We don't have a freekick option. Despite Tim Cahill's glorious freekick goals in a TV ad, we are bereft of someone who can take advantage of freekicks around the box. Luke Wilkshire, excellent at delivering from wide, had one tepid attempt. Bresciano, a player who has scored from set pieces in the past, wore the air of a defeated man when he walked up to crash his straight into the wall. His body language screams insecurity right now.

Schwarzer remains one of the world's great goalkeepers. Better than Almunia? Right up in the top few for mine. Two saves, one from Dempsey going across the goal into the bottom corner, and a swerving thunderbolt from Bradley, showed his class.

 In front of him, however, we have a whole lot of problems.

What did you learn last night?

Thursday, June 3, 2010

Football's Coming, Gnome

Anyone else feel we are getting the rough end of the pineapple when it comes to creative ways to support our World Cup team this year? Sure,
we have a lairy playing strip made out of recycled plastic bottles, but so far I've seen nothing to compare with the English and US souvenirs pictured here. I think both do an excellent job of summing up their respective national characters. In fact, the England example (15 pounds) looks very much like Wayne Rooney in the new Nike ad, after it's all gone wrong. The American "Patriot Mask" ($US18.99), well they wouldn't make those anywhere else really would they? As editor of Football + mag I tried to redress this issue and had the Australian Makarapa commissioned from the biggest producer in Johannesburg. And yet, something is missing - it's just too ... classy.
Now maybe if they'd dressed it with the top of a pineapple...

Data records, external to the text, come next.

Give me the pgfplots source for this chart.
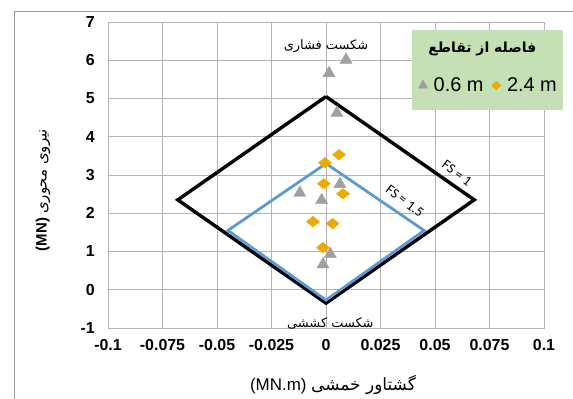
\documentclass[border=0pt]{standalone}
\usepackage{pgfplots}
\pgfplotsset{compat=1.18}
\usepackage{fontspec}
\setmainfont{Liberation Sans}
\newfontfamily\fa[Script=Arabic]{DejaVu Sans}
\newfontfamily\calfont{Carlito}
\TeXXeTstate=1

\definecolor{gridgray}{HTML}{B4B4B4}
\definecolor{framegray}{HTML}{9A9A9A}
\definecolor{fsblue}{HTML}{5B9BD5}
\definecolor{trigray}{HTML}{A0A0A0}
\definecolor{diagold}{HTML}{EDAA00}
\definecolor{legendgreen}{HTML}{C5E0B4}

\begin{document}
\begin{tikzpicture}
% outer chart frame
\draw[framegray, line width=0.9bp] (14bp,-10bp) -- (14bp,388bp) -- (620bp,388bp);
\begin{axis}[
  at={(108bp,71bp)}, anchor=south west,
  scale only axis, width=436bp, height=306bp,
  xmin=-0.1, xmax=0.1, ymin=-1, ymax=7,
  xtick={-0.1,-0.075,-0.05,-0.025,0,0.025,0.05,0.075,0.1},
  xticklabels={-0.1,-0.075,-0.05,-0.025,0,0.025,0.05,0.075,0.1},
  ytick={-1,0,1,2,3,4,5,6,7},
  yticklabels={-1,0,1,2,3,4,5,6,7},
  /pgf/number format/assume math mode=true,
  grid=major,
  major grid style={gridgray, line width=0.8bp},
  axis line style={gridgray, line width=0.8bp},
  major tick length=0pt,
  tick label style={font=\fontsize{16}{19}\selectfont\bfseries},
  xticklabel style={anchor=north, inner sep=0pt, yshift=-11bp},
  yticklabel style={anchor=east, inner sep=0pt, xshift=-13bp},
  clip=false,
  legend style={at={(axis cs:0.0422,5.34)}, anchor=west, fill=none, draw=none,
    font=\fontsize{20}{23}\selectfont, inner sep=0pt,
    nodes={inner sep=0pt},
    /tikz/every odd column/.append style={column sep=6bp},
    /tikz/every even column/.append style={column sep=8bp}},
  legend columns=2,
  legend cell align=left,
]
% legend panel background
\fill[legendgreen] (axis cs:0.0394,6.78) rectangle (axis cs:0.1087,4.69);
\node[font=\fontsize{14}{16}\selectfont] at (axis cs:0.0717,6.3) {\fa\bfseries\beginR فاصله از تقاطع\endR};

% failure envelopes
\addplot[black, line width=3.4bp, line join=miter, forget plot] coordinates {
  (0,5.05) (0.068,2.35) (0,-0.35) (-0.068,2.35) (0,5.05)};
\addplot[fsblue, line width=2.8bp, line join=miter, forget plot] coordinates {
  (0,3.3) (0.045,1.55) (0,-0.27) (-0.045,1.55) (0,3.3)};

% measured load points
\addplot[only marks, mark=triangle*, mark size=7bp, color=trigray, forget plot] coordinates {
  (0.0092,6.01) (0.0014,5.66) (0.005,4.62) (-0.012,2.53)
  (0.0064,2.76) (-0.002,2.34) (0.002,0.93) (-0.0014,0.66)};
\addplot[only marks, mark=diamond*, mark size=5.3bp, mark options={xscale=1.65}, color=diagold, forget plot] coordinates {
  (-0.0005,3.32) (0.006,3.53) (-0.001,2.77) (0.0078,2.51)
  (-0.006,1.78) (0.003,1.73) (-0.0014,1.10)};

% legend keys (smaller markers than in the plot)
\addlegendimage{only marks, mark=triangle*, mark size=5.5bp, color=trigray}
\addlegendentry{0.6 m}
\addlegendimage{only marks, mark=diamond*, mark size=4.2bp, mark options={xscale=1.5}, color=diagold}
\addlegendentry{2.4 m}

% annotations
\node[font=\fontsize{13}{15}\selectfont] at (axis cs:0,6.37) {\fa\beginR شکست فشاری\endR};
\node[font=\fontsize{13}{15}\selectfont] at (axis cs:0.002,-0.88) {\fa\beginR شکست کششی\endR};
\node[font=\calfont\fontsize{14}{16}\selectfont, rotate=-37] at (axis cs:0.0601,3.05) {FS = 1};
\node[font=\calfont\fontsize{14}{16}\selectfont, rotate=-37] at (axis cs:0.0362,2.32) {FS = 1.5};
\end{axis}
% axis titles
\node[font=\fontsize{17}{20}\selectfont] at (333bp,14bp) {(MN.m) {\fa\beginR گشتاور خمشی\endR}};
\node[font=\fontsize{15}{18}\selectfont, rotate=90] at (43bp,209bp) {\textbf{(MN)} {\fa\beginR نیروی محوری\endR}};
\pgfresetboundingbox
\path[use as bounding box] (0bp,0bp) rectangle (573bp,399bp);
\end{tikzpicture}
\end{document}
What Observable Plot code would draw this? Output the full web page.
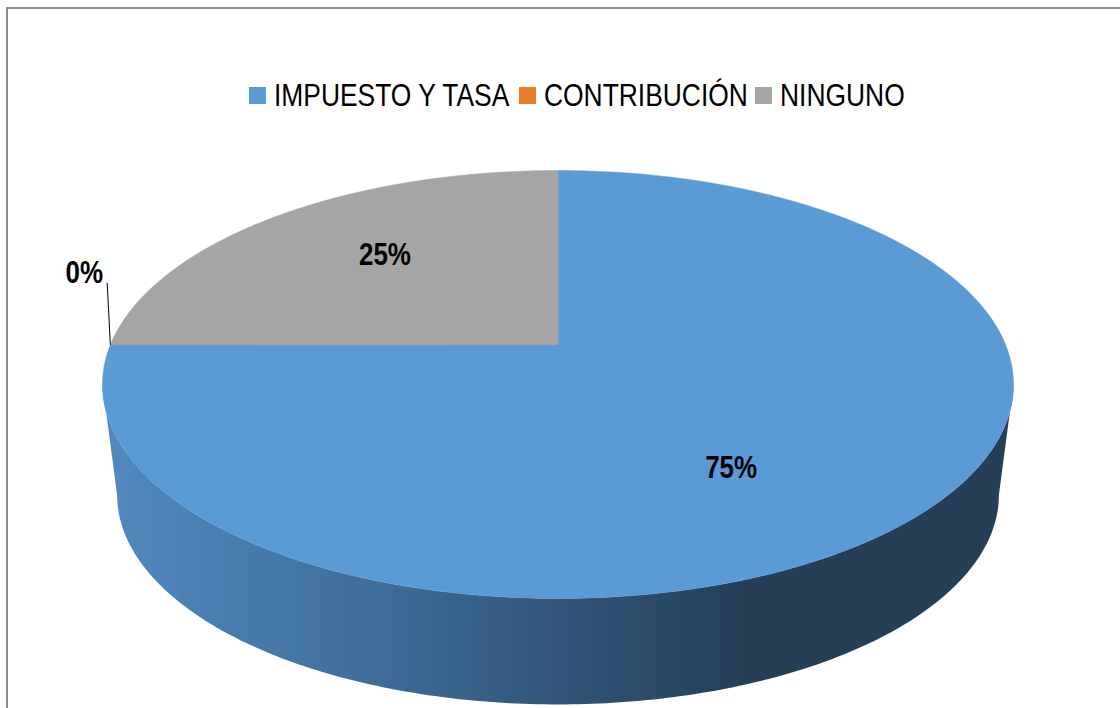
<!DOCTYPE html>
<html><head><meta charset="utf-8">
<script src="https://cdn.jsdelivr.net/npm/d3@7"></script>
<script src="https://cdn.jsdelivr.net/npm/@observablehq/plot@0.6"></script>
<style>
html,body{margin:0;padding:0;background:#fff;overflow:hidden}
#wrap{position:relative;width:1120px;height:708px;overflow:hidden}
#frame{position:absolute;left:6px;top:7px;width:1114px;height:701px;border-left:2px solid #8c8c8c;border-top:2px solid #8c8c8c;box-sizing:border-box;pointer-events:none}
#legend{position:absolute;top:78px;left:249px;height:34px;display:flex;align-items:center;font-family:"Liberation Sans",sans-serif;font-size:32px;color:#000;white-space:nowrap}
#legend i{display:inline-block;width:17px;height:17px;margin-right:8px;flex:none}
#legend span{display:inline-block;transform-origin:left center}
svg{display:block}
</style></head><body>
<div id="wrap"><div id="chart"></div><div id="frame"></div><div id="legend"></div></div>
<script>
const categories = ["IMPUESTO Y TASA", "CONTRIBUCIÓN", "NINGUNO"];
const shares = [75, 0, 25];
const colors = ["#5B9BD5", "#ED7D31", "#A5A5A5"];

// View of the tilted disc
const tilt = 0.185, wallScale = 0.968, wallDrop = 0.515;
const narrow = 0.825, labelNarrow = 0.81;
const legendGaps = [10, 7, 0];
const project = (a, r = 1) => {
  const u = r * Math.sin(a), v = r * Math.cos(a), d = 1 + tilt * v;
  return {x: u * Math.sqrt(1 - tilt * tilt) / d, y: (v + tilt) / d};
};
const toAngle = p => p / 100 * 2 * Math.PI;

let acc = 0;
const slices = shares.map((v, i) => { const s = {name: categories[i], value: v, color: colors[i], a0: toAngle(acc), a1: toAngle(acc + v)}; acc += v; return s; });

const wedge = s => {
  const n = Math.max(1, Math.round(s.value * 4));
  const pts = [{...project(0, 0), name: s.name}];
  for (let i = 0; i <= n; i++) pts.push({...project(s.a0 + (s.a1 - s.a0) * i / n), name: s.name});
  return pts;
};
const wallPts = [];
for (let i = 0; i <= 200; i++) { const a = Math.PI * i / 200; wallPts.push({x: -Math.cos(a), y: -Math.sin(a)}); }
for (let i = 200; i >= 0; i--) { const a = Math.PI * i / 200; wallPts.push({x: -Math.cos(a) * wallScale, y: -Math.sin(a) * 0.98 - wallDrop}); }

const gradient = () => {
  const d = d3.create("svg:defs");
  const g = d.append("linearGradient").attr("id", "wall").attr("gradientUnits", "userSpaceOnUse")
    .attr("x1", 102).attr("x2", 745).attr("y1", 0).attr("y2", 0);
  [[0, "#5289C0"], [0.4, "#3F6F9B"], [0.7, "#31567A"], [1, "#243F56"]].forEach(([o, c]) => g.append("stop").attr("offset", o).attr("stop-color", c));
  return d.node();
};

const zero = slices[1], quarter = slices[2], big = slices[0];
const labelAt = (s, r) => ({...project((s.a0 + s.a1) / 2, r), label: s.value + "%"});
const labelStyle = {text: "label", x: "x", y: "y", fontFamily: '"Liberation Sans",sans-serif', fontWeight: 700, fontSize: 32, fill: "#000", className: "pct"};
const tip = project(zero.a0);

const chart = Plot.plot({
  width: 1120, height: 708, margin: 0,
  x: {domain: [-1, 1], range: [102, 1013], axis: null},
  y: {domain: [-1, 1], range: [598, 170], axis: null},
  marks: [
    gradient,
    Plot.line(wallPts, {x: "x", y: "y", fill: "url(#wall)", stroke: "none", curve: "linear-closed"}),
    ...slices.filter(s => s.value > 0).map(s => Plot.line(wedge(s), {x: "x", y: "y", fill: s.color, stroke: s.color, strokeWidth: 0.5, curve: "linear-closed"})),
    Plot.link([tip], {x1: "x", y1: "y", x2: d => d.x - 0.007, y2: d => d.y + 0.29, stroke: "#000", strokeWidth: 1}),
    Plot.text([labelAt(big, 0.6)], {...labelStyle, dx: -33, dy: 28}),
    Plot.text([labelAt(quarter, 0.6)], {...labelStyle, dx: 3, dy: -9}),
    Plot.text([{...tip, label: zero.value + "%"}], {...labelStyle, dx: -26, dy: -72})
  ]
});
document.getElementById("chart").append(chart);
chart.querySelectorAll("g.pct text, text.pct, .pct text").forEach(t => {
  t.setAttribute("textLength", (t.getComputedTextLength() * labelNarrow).toFixed(1));
  t.setAttribute("lengthAdjust", "spacingAndGlyphs");
});
const lg = d3.select("#legend");
slices.forEach((s, i) => {
  lg.append("i").style("background", s.color);
  const sp = lg.append("span").text(s.name).style("transform", `scaleX(${narrow})`);
  const w = sp.node().getBoundingClientRect().width / narrow;
  sp.style("margin-right", (legendGaps[i] - w * (1 - narrow)) + "px");
});
</script>
</body></html>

So what Australian World Cup souvenir would you like to see?

Tuesday, June 1, 2010

From the Rose Bowl to Joburg: Here we go again

It's 16 years since I experienced my first visit to a World Cup, and it was nothing like I was expecting. Landing in Los Angeles, fresh from two years working as freelance on Fleet Street, was weird dislocation. In England, and on the subs bench at The Sun in particular, football, the games and all its baggage, was almost overwhelming. European nights at Highbury, World Cup warmups at Wembley, working in an office under a huge picture of Vinnie Jones with a fistful of Gazza's meat and two veg, was like oxygen to a young journo/ football fan. And then hot LA, an el cheapo motel downtown, no one with any clue as to why you were there. If you told them the football/ soccer World Cup you got a blank, distrusting look. It sounded too foreign.
Five weeks in a trailer in the Rose Bowl car park, with the odd epic game (Argentina 2 Romania 3, still the greatest football exhibition I've seen live) thrown in. Abiding memories of the mobile burrito van which kept me fed, filterless Camels I still regret, watching out the window as the LA cops brought in OJ, the sky full of TV choppers. And an earthquake. Well a tremor that seems scarier with each year. Seeing Al Gore and his entourage of secret service, wearing, and I'm not sure why I found this so funny at the time, large plastic accreditations declaring SECRET SERVICE.
Agence France Presse staff having a huge seafood feast and then dumping their prawn shells in the industrial bin next to our UPI trailer. Did they pay to have that bin left there for the next 10 days?
Rewriting American soccer copy into English to send to papers where they would doubtless write it back into American. And sitting next to a befuddled man from New York who couldn't understand why a defender was allowed to score a goal.
Soon to South Africa. What memories are still to come?